Recent primary elections in key swing states seem to underline this. In Florida, voters in both parties chose gubernatorial candidates who were further away from the middle than their challengers. And in Arizona, the Republican choice to replace outgoing Sen. Jeff Flake’s Senate seat won by moving further to the right.
Our nation aches for bipartisan leadership — the kind that can break the historic gridlock in Washington. For example, only 2 percent of bills introduced in Congress since the beginning of 2017 have actually become law. That’s on track to be the lowest amount in the last 45 years. It was then-Senate candidate Abraham Lincoln in the summer of 1858 who originally said “a house divided against itself cannot stand.” With so much hanging in the balance when it comes to the future success of our country, we couldn’t agree more.
Lincoln’s harmonious principle is what’s led to the growth of the national grassroots movement No Labels, which has since established the House Problem Solvers Caucus. This 48-member, evenly divided group of Republicans and Democrats works together to forge bipartisan cooperation on the policy issues Americans care about.
It’s the promise of bipartisanship and these types of policy issues that No Labels and the Association of Equipment Manufacturers intend to cover as we bring together several members of Congress and dozens of U.S. business leaders for a town hall style discussion at the Newseum’s Knight Studio in Washington, D.C., on Sept. 14.
Issues like how best to fund and fix our nation’s crumbling infrastructure, deciding what trade policies best work for both American workers and their employers, and passing economic laws that keeps U.S. farmers in the black. It’s these same issues that are at the core of what’s important to the equipment manufacturing industry, an industry critical to the overall success of our nation’s economy.
Equipment manufacturers support 1.3 million good-paying U.S. jobs, jobs that pay 58 percent above the national average, and our industry generates roughly $159 billion a year to the U.S. economy. While last year’s tax reform produced meaningful benefits to our industry, gridlock this year preventing meaningful progress on infrastructure, trade, and agricultural policy, is standing in the way of the creation of more good-paying jobs and more economic investment flowing into local communities across the United States.
Many industries and stakeholders have witnessed the same sort of traffic jam gridlock in Congress for decades. Bipartisan cooperation continues to be stifled due to rules that enable only a few members to hold the most power – standing in the way of solutions that’ll benefit the majority of Americans.
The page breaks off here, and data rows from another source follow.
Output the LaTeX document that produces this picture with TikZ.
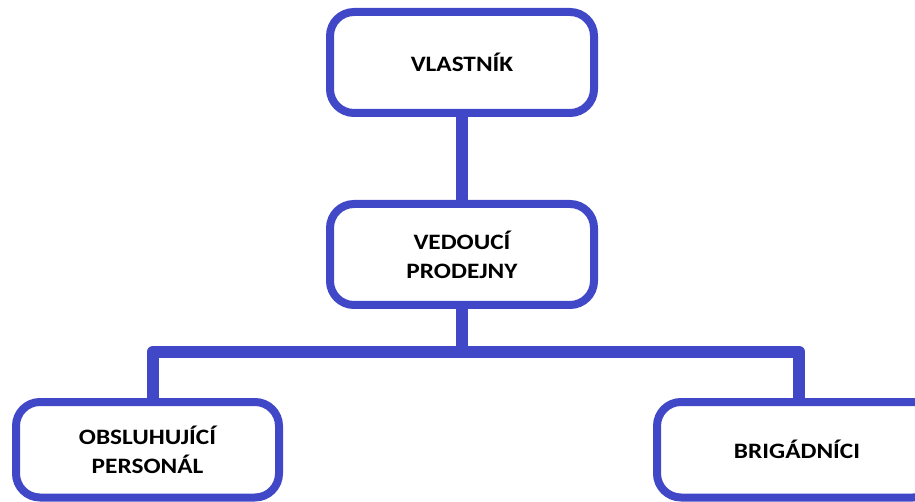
\documentclass[tikz,border=0pt]{standalone}
\usepackage{fontspec}
\setmainfont{Carlito}[FakeStretch=1.15]
\definecolor{orgblue}{RGB}{64,72,200}
\begin{document}
\begin{tikzpicture}[x=1pt,y=-1pt,
  box/.style={draw=orgblue, line width=8pt, rounded corners=24pt, fill=white,
    minimum width=264pt, minimum height=101pt, align=center, inner sep=0pt,
    font=\fontsize{22}{29}\selectfont\bfseries},
  conn/.style={draw=orgblue, line width=12pt, line join=round}]
\useasboundingbox (0,0) rectangle (915,502);
\node[box] (top) at (462,62.5) {VLASTNÍK};
\node[box] (mid) at (462,254.5) {VEDOUCÍ\\PRODEJNY};
\node[box, minimum width=263pt, minimum height=95.5pt] (left) at (147.5,449.75) {OBSLUHUJÍCÍ\\PERSONÁL};
\node[box, minimum width=280pt, minimum height=95.5pt] (right) at (797,449.75) {BRIGÁDNÍCI};
\coordinate (lc) at (153,351.5);
\coordinate (rc) at (799,351.5);
\draw[conn] (top.south) -- (mid.north);
\draw[conn] (mid.south) -- (mid.south |- lc);
\draw[conn] (lc |- left.north) -- (lc) -- (rc) -- (rc |- right.north);
\end{tikzpicture}
\end{document}
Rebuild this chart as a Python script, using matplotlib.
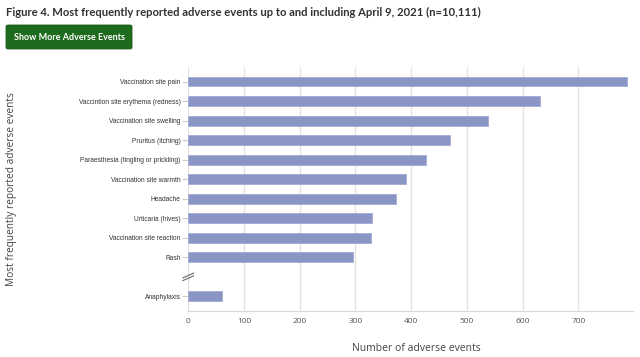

To break the gridlock, No Labels has issued four distinct goals to create a path forward. This includes encouraging and rewarding consensus driven governing, fostering passage of member initiatives solving constituent priorities, increasing accountability and transparency, and electing a Speaker that is representative of the entire body.
These rules create a direct challenge to the leaders and fringe groups in both parties who fight bipartisan cooperation at every turn. The kind of bipartisan cooperation that can lead to creating more good-paying jobs, better roads or bridges connecting our communities, and trade policies that create market opportunities instead of smothering them.
The future of our nation’s political bedrock could be what’s at stake in the 2018 election. Because a house divided surely cannot stand. And our nation’s problems have become too great for our elected officials to choose opposition over agreement any longer.
Nancy Jacobson is founder and CEO of No Labels, a movement for tens of millions of Americans who are no longer willing to put up with a government that doesn’t represent the interests of most Americans. Dennis Slater is president of the Association of Equipment Manufacturers, which has more than 1,000 members located across the United States and Canada.